### [OBJECTIVE]
Output the data word for word, dropping every image.

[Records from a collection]

• • • •

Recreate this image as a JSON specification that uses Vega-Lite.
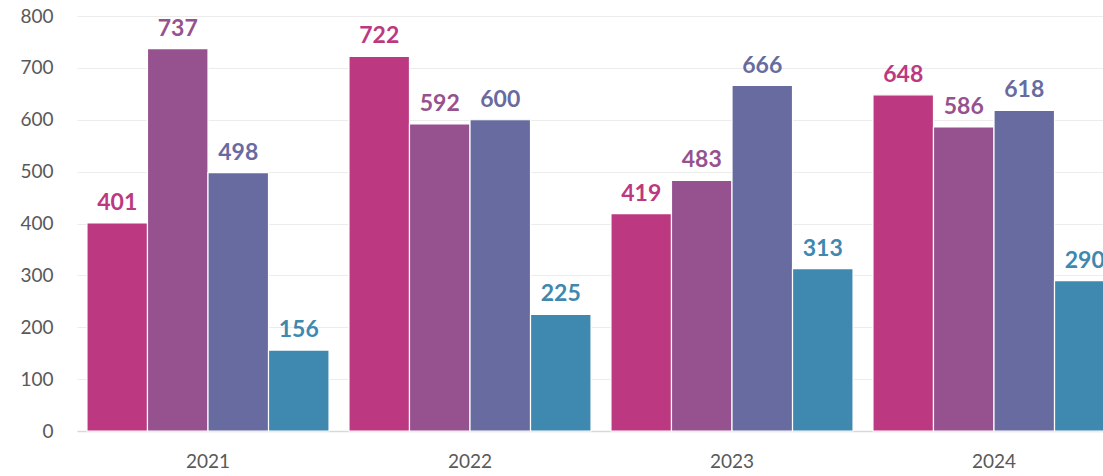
{
  "$schema": "https://vega.github.io/schema/vega-lite/v6.json",
  "width": 1048,
  "height": 415,
  "autosize": {"type": "none"},
  "padding": {"left": 77, "top": 16, "right": 0, "bottom": 45},
  "background": "white",
  "config": {"view": {"stroke": null}, "font": "Lato"},
  "data": {"values": [
    {"year": "2021", "series": "S1", "value": 401},
    {"year": "2021", "series": "S2", "value": 737},
    {"year": "2021", "series": "S3", "value": 498},
    {"year": "2021", "series": "S4", "value": 156},
    {"year": "2022", "series": "S1", "value": 722},
    {"year": "2022", "series": "S2", "value": 592},
    {"year": "2022", "series": "S3", "value": 600},
    {"year": "2022", "series": "S4", "value": 225},
    {"year": "2023", "series": "S1", "value": 419},
    {"year": "2023", "series": "S2", "value": 483},
    {"year": "2023", "series": "S3", "value": 666},
    {"year": "2023", "series": "S4", "value": 313},
    {"year": "2024", "series": "S1", "value": 648},
    {"year": "2024", "series": "S2", "value": 586},
    {"year": "2024", "series": "S3", "value": 618},
    {"year": "2024", "series": "S4", "value": 290}
  ]},
  "encoding": {
    "x": {"field": "year", "type": "nominal", "title": null,
      "scale": {"paddingInner": 0.076, "paddingOuter": 0.038},
      "axis": {"labelAngle": 0, "labelFontSize": 19, "labelColor": "#595959", "labelPadding": 21, "ticks": false, "domainColor": "#d9d9d9", "domainWidth": 1.5}},
    "xOffset": {"field": "series", "type": "nominal", "scale": {"paddingInner": 0, "paddingOuter": 0}},
    "y": {"field": "value", "type": "quantitative", "title": null,
      "scale": {"domain": [0, 800], "nice": false},
      "axis": {"values": [0,100,200,300,400,500,600,700,800], "labelFontSize": 19, "labelColor": "#595959", "labelPadding": 24, "ticks": false, "domain": false, "gridColor": "#ececec", "gridWidth": 1.2}},
    "color": {"field": "series", "type": "nominal", "legend": null,
      "scale": {"domain": ["S1","S2","S3","S4"], "range": ["#BC3981", "#96518F", "#686BA0", "#3F88AF"]}}
  },
  "layer": [
    {"mark": {"type": "bar", "stroke": "white", "strokeWidth": 1.2}},
    {"mark": {"type": "text", "baseline": "bottom", "dy": -8, "fontSize": 23, "fontWeight": "bold"},
     "encoding": {"text": {"field": "value", "type": "quantitative"}}}
  ]
}
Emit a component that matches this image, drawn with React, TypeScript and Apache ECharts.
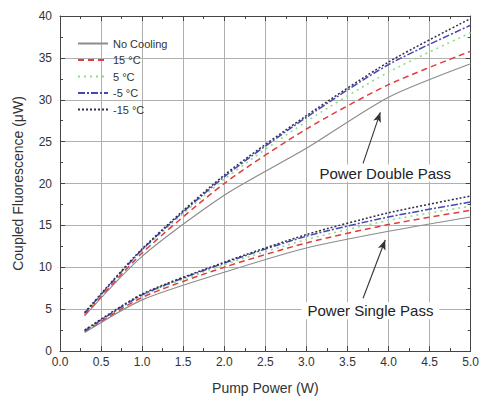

• • • •

### [PROBLEM SOLUTION]
Recreate this image as a JSON specification that uses Vega-Lite.
{
  "$schema": "https://vega.github.io/schema/vega-lite/v6.json",
  "width": 1048,
  "height": 415,
  "autosize": {"type": "none"},
  "padding": {"left": 77, "top": 16, "right": 0, "bottom": 45},
  "background": "white",
  "config": {"view": {"stroke": null}, "font": "Lato"},
  "data": {"values": [
    {"year": "2021", "series": "S1", "value": 401},
    {"year": "2021", "series": "S2", "value": 737},
    {"year": "2021", "series": "S3", "value": 498},
    {"year": "2021", "series": "S4", "value": 156},
    {"year": "2022", "series": "S1", "value": 722},
    {"year": "2022", "series": "S2", "value": 592},
    {"year": "2022", "series": "S3", "value": 600},
    {"year": "2022", "series": "S4", "value": 225},
    {"year": "2023", "series": "S1", "value": 419},
    {"year": "2023", "series": "S2", "value": 483},
    {"year": "2023", "series": "S3", "value": 666},
    {"year": "2023", "series": "S4", "value": 313},
    {"year": "2024", "series": "S1", "value": 648},
    {"year": "2024", "series": "S2", "value": 586},
    {"year": "2024", "series": "S3", "value": 618},
    {"year": "2024", "series": "S4", "value": 290}
  ]},
  "encoding": {
    "x": {"field": "year", "type": "nominal", "title": null,
      "scale": {"paddingInner": 0.076, "paddingOuter": 0.038},
      "axis": {"labelAngle": 0, "labelFontSize": 19, "labelColor": "#595959", "labelPadding": 21, "ticks": false, "domainColor": "#d9d9d9", "domainWidth": 1.5}},
    "xOffset": {"field": "series", "type": "nominal", "scale": {"paddingInner": 0, "paddingOuter": 0}},
    "y": {"field": "value", "type": "quantitative", "title": null,
      "scale": {"domain": [0, 800], "nice": false},
      "axis": {"values": [0,100,200,300,400,500,600,700,800], "labelFontSize": 19, "labelColor": "#595959", "labelPadding": 24, "ticks": false, "domain": false, "gridColor": "#ececec", "gridWidth": 1.2}},
    "color": {"field": "series", "type": "nominal", "legend": null,
      "scale": {"domain": ["S1","S2","S3","S4"], "range": ["#BC3981", "#96518F", "#686BA0", "#3F88AF"]}}
  },
  "layer": [
    {"mark": {"type": "bar", "stroke": "white", "strokeWidth": 1.2}},
    {"mark": {"type": "text", "baseline": "bottom", "dy": -8, "fontSize": 23, "fontWeight": "bold"},
     "encoding": {"text": {"field": "value", "type": "quantitative"}}}
  ]
}
Emit a component that matches this image, drawn with React, TypeScript and Apache ECharts.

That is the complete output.